The major turning point in the Fall's career
arrived in 1983, when Mark E. Smith met Brix Smith
(born Laura
Elise Smith) in Chicago while the Fall were on tour.
The pair married within a few months and Brix, who originally played bass, joined the
group as their second guitarist, replacing Riley;
her first record with the group was 1983's Perverted
by Language. Brix brought a more melodic pop sense to the
band, as demonstrated by 1984's The Wonderful and Frightening World of the Fall,
their first album for Beggars Banquet. Following the Call for Escape
Route EP, the Fall struck up an alliance with
ballet choreographer Michael
Clark, who eventually collaborated on a ballet called
I Am Kurious
Oranj with Mark E. Smith. The Fall wrote the music and libretto
for the ballet and performed the work several times during late
1984 and early 1985; an album of the music eventually appeared
in 1988. By 1985, the Smiths
were collaborating with each other, resulting in more structured,
melodic songs like the singles "No Bulbs" and "Cruiser's
Creek." Midway through 1985, Steve
Hanley had to take a leave of absence and classically
trained Simon Rogers
joined as the temporary bassist. Once Hanley returned, Rogers
moved over to keyboards. The new lineup with Rogers
recorded This
Nation's Saving Grace, which was released in
the fall of 1985 to terrific reviews. Rogers stayed for one more album, 1986's Bend Sinister,
yet he remained involved with the Fall for several years.

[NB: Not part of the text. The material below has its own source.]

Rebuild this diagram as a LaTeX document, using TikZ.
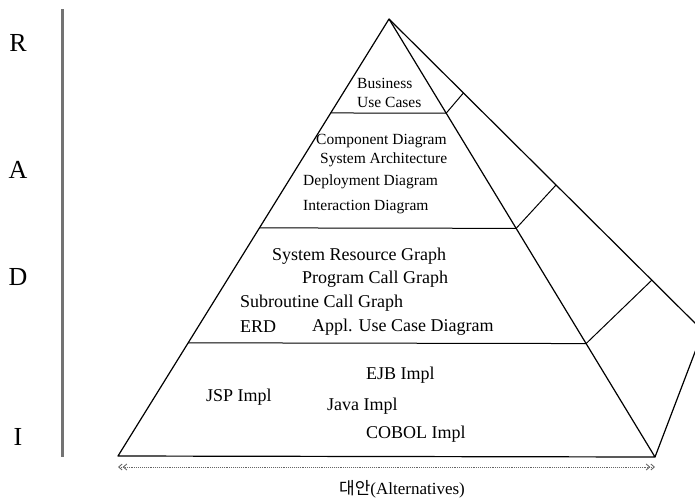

Bend
Sinister was recorded with Burns'
replacement Simon
Wolstencroft and, following its release, Rogers
was replaced by keyboardist Marcia Schofield, who had previously played in
Khmer
Rouge.
In 1986, the Fall unexpectedly began to have
charting singles, as their cover of the Other Half's "Mr. Pharmacist" became
a minor hit in the fall. Over the next few years, the group
appeared in the lower reaches of the charts consistently, breaking
into the Top 40 with 1987's "Hit the North" and 1988's
cover of the Kinks'
"Victoria," which signalled how much more accessible
the band had become with the addition of Brix's arrangements. After the 1988 release of
the Simon
Rogers-produced The Frenz Experiment, Brix
divorced Smith
and she left the Fall in 1989; original guitarist Martin Bramah
replaced her. The musical result of the separation was a shift
back to the darker, more chaotic sound of their early albums,
as shown on the first post-Brix
album, 1990's Extricate. Though Extricate
was well-received, Smith decided to alter the lineup that recorded
the album. He fired both Schofield and Bramah
while the Fall was touring Australia. Featuring new keyboardist
Dave Bush,
Shift-Work
was released in 1991, followed by Code: Selfish the next year.

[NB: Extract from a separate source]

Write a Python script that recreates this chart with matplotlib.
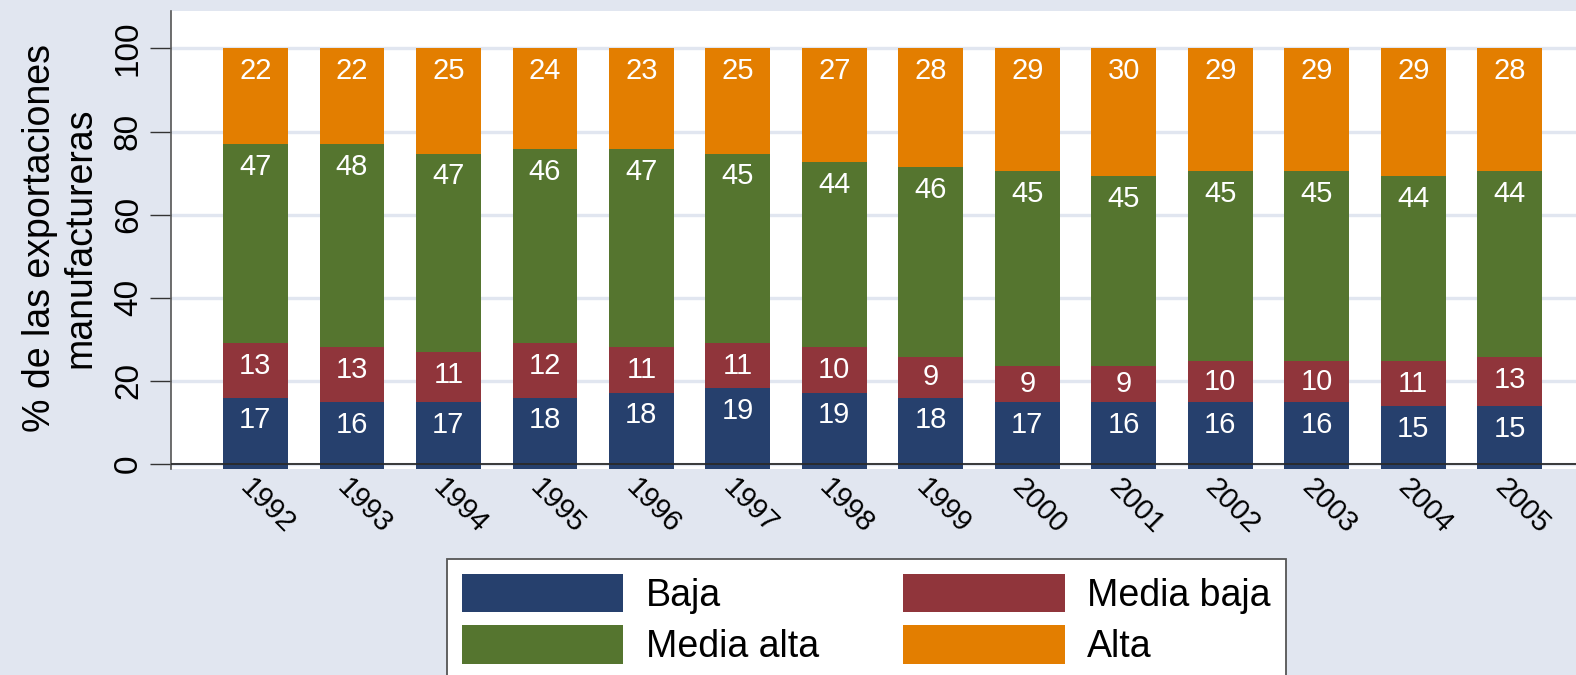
import matplotlib
matplotlib.use("Agg")
import matplotlib.pyplot as plt
import matplotlib.transforms as mtransforms
from matplotlib.patches import Patch
import numpy as np

plt.rcParams['font.family'] = ['Liberation Sans', 'DejaVu Sans']

# ---- data ----
years = ["1992", "1993", "1994", "1995", "1996", "1997", "1998",
         "1999", "2000", "2001", "2002", "2003", "2004", "2005"]
series_names = ["Baja", "Media baja", "Media alta", "Alta"]

# segment heights as drawn
baja_h       = [17.1, 16.0, 16.0, 17.1, 18.3, 19.4, 18.3, 17.1, 16.0, 16.0, 16.0, 16.0, 15.0, 15.0]
media_baja_h = [13.0, 13.2, 12.0, 13.0, 10.9, 10.7, 10.9,  9.7,  8.7,  8.7,  9.8,  9.8, 10.8, 11.8]
media_alta_h = [47.9, 48.8, 47.8, 46.8, 47.7, 45.7, 44.5, 45.8, 46.8, 45.7, 45.7, 45.7, 44.6, 44.7]
alta_h       = [23.1, 23.1, 25.3, 24.2, 24.2, 25.3, 27.4, 28.5, 29.6, 30.7, 29.6, 29.6, 30.7, 29.6]

# printed labels
baja_lab       = [17, 16, 17, 18, 18, 19, 19, 18, 17, 16, 16, 16, 15, 15]
media_baja_lab = [13, 13, 11, 12, 11, 11, 10, 9, 9, 9, 10, 10, 11, 13]
media_alta_lab = [47, 48, 47, 46, 47, 45, 44, 46, 45, 45, 45, 45, 44, 44]
alta_lab       = [22, 22, 25, 24, 23, 25, 27, 28, 29, 30, 29, 29, 29, 28]

yticks = [0, 20, 40, 60, 80, 100]
ylabel = "% de las exportaciones\nmanufactureras"

# ---- style ----
colors = ["#26406D", "#90353B", "#55752F", "#E37E00"]
bg = "#E1E6F0"
BAR_BASE = -1.1

W, H, DPI = 1576, 675, 100
fig = plt.figure(figsize=(W / DPI, H / DPI), dpi=DPI, facecolor=bg)
ax = fig.add_axes([171 / W, 1 - 469 / H, (W - 171) / W, (469 - 11) / H])
ax.set_facecolor("white")

x = np.arange(len(years))
heights = [baja_h, media_baja_h, media_alta_h, alta_h]
labels = [baja_lab, media_baja_lab, media_alta_lab, alta_lab]

bottom = np.full(len(years), BAR_BASE)
for h, lab, c, name in zip(heights, labels, colors, series_names):
    h = np.array(h)
    ax.bar(x, h, bottom=bottom, width=0.67, color=c, zorder=2, label=name,
           linewidth=0)
    tops = bottom + h
    for xi, t, hi, l in zip(x, tops, h, lab):
        off = min(5.5, hi / 2)
        ax.text(xi, t - off, str(l), ha="center", va="center", color="white",
                fontsize=21, zorder=5)
    bottom = tops

ax.set_ylim(-1.2, 109)
ax.set_xlim(-0.874, 13.686)

for yv in yticks:
    ax.axhline(yv, color=bg, linewidth=2.4, zorder=1)
ax.axhline(0, color="#2a2a2a", linewidth=1.3, zorder=4)

ax.set_yticks(yticks)
ax.set_yticklabels([str(v) for v in yticks], rotation=90, va="center")
ax.tick_params(axis="y", length=15, width=1, color="#333333", pad=4.5,
               labelsize=24)

ax.set_xticks(x)
ax.set_xticklabels(years, rotation=-45, ha="left", va="top",
                   rotation_mode="anchor", fontsize=21)
ax.tick_params(axis="x", length=0, pad=3.5)
offset = mtransforms.ScaledTranslation(-1 / DPI, 0, fig.dpi_scale_trans)
for lbl in ax.get_xticklabels():
    lbl.set_transform(lbl.get_transform() + offset)

for s in ["top", "right", "bottom"]:
    ax.spines[s].set_visible(False)
ax.spines["left"].set_color("#555555")
ax.spines["left"].set_linewidth(1.2)

fig.text(60 / W, 1 - 238 / H, ylabel, rotation=90, ha="center", va="center",
         fontsize=27, linespacing=1.15, multialignment="center")

# legend filled row-wise: Baja, Media baja / Media alta, Alta
order = [0, 2, 1, 3]
handles = [Patch(facecolor=colors[i], edgecolor="none") for i in order]
names = [series_names[i] for i in order]
leg = fig.legend(handles, names, ncol=2, loc="upper left",
                 bbox_to_anchor=(447 / W, 1 - 559 / H),
                 fontsize=27, frameon=True, fancybox=False, framealpha=1,
                 handlelength=4.3, handleheight=1.2, handletextpad=0.6,
                 columnspacing=2.25, labelspacing=0.3, borderpad=0.4,
                 borderaxespad=0)
leg.get_frame().set_edgecolor("#555555")
leg.get_frame().set_linewidth(1.3)
leg.get_frame().set_facecolor("white")

fig.savefig("out.png", dpi=DPI, facecolor=bg)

In 1993, the Fall signed with Matador Records,
which provided them with their first American record label in
several years. Their first release for the label, The Infotainment
Scam, was recorded with the returning Karl Burns,
who provided drums. Neither The Infotainment Scam nor its 1994 follow-up
Middle
Class Revolt sold many records in the U.S., despite
good reviews, and the Fall was again left without an American
label as of 1995. Not that it mattered; they retained their
devoted following in Britain, where both albums performed respectively.
Brix re-joined the Fall during the supporting
tour for Middle
Class Revolt and appeared on 1995's Cerebral Caustic.
By the summer of 1996, however, Brix
had departed the band again, and Mark E. Smith was developing a new lineup of
the Fall. Levitate
followed in 1997, and a steady stream of compilations and live
recordings — plus one new studio release, 1999's The Marshall Suite — rounded out the decade.